Publishing papers: legal documents and agreements

Scope and Content

Papers relating to Charles Dickens's dealings and negotiations with his publishers. Also includes papers relating to the posthumous publication of The Letters of Charles Dickens. In addition to the drafts of legal agreements, items include letters, financial documents, notices and memoranda associated with the agreements. Items also include legal documents relating to court proceedings brought against Dickens by his publishers, often presided over by the judges James Bacon or Arthur Hobhouse. His publishers included John Macrone; Edward Chapman and William Hall of Chapman and Hall; Richard Bentley; Frederick Mullett Evans and William Bradbury and sons of Bradbury and Evans; and Henry Colburn.

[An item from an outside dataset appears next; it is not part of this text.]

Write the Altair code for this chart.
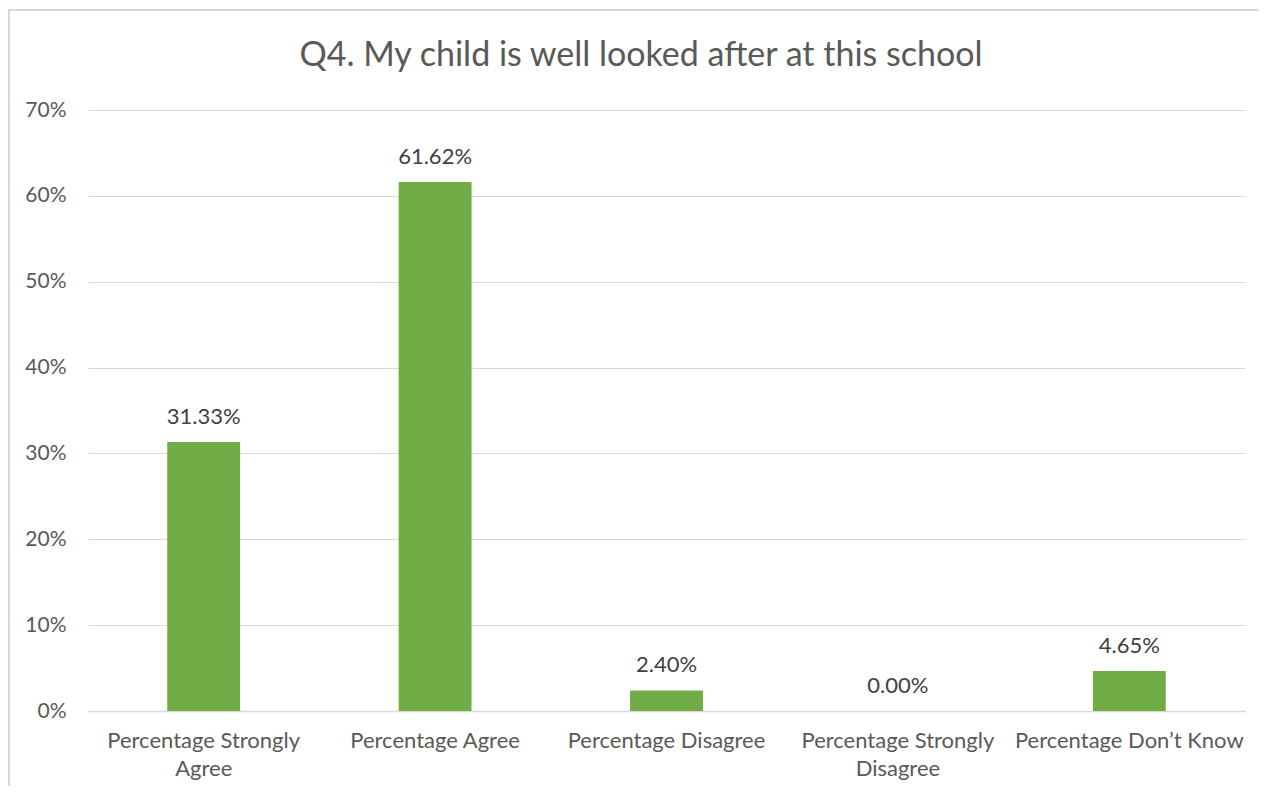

From 1836 Dickens was producing works for John Macrone, Richard Bentley and Chapman and Hall. From 1840 Chapman and Hall became his sole publishers. In 1844 Dickens moved from Chapman and Hall, following a disagreement, to the printers Bradbury and Evans. In 1858 Dickens fell out with Bradbury and Evans after they did not print a personal notice relating to the disintegration of Dickens's marriage in Punch. Dickens returned to Chapman and Hall and remained with them until his death in 1870.


Arranged under specific publications and then chronologically.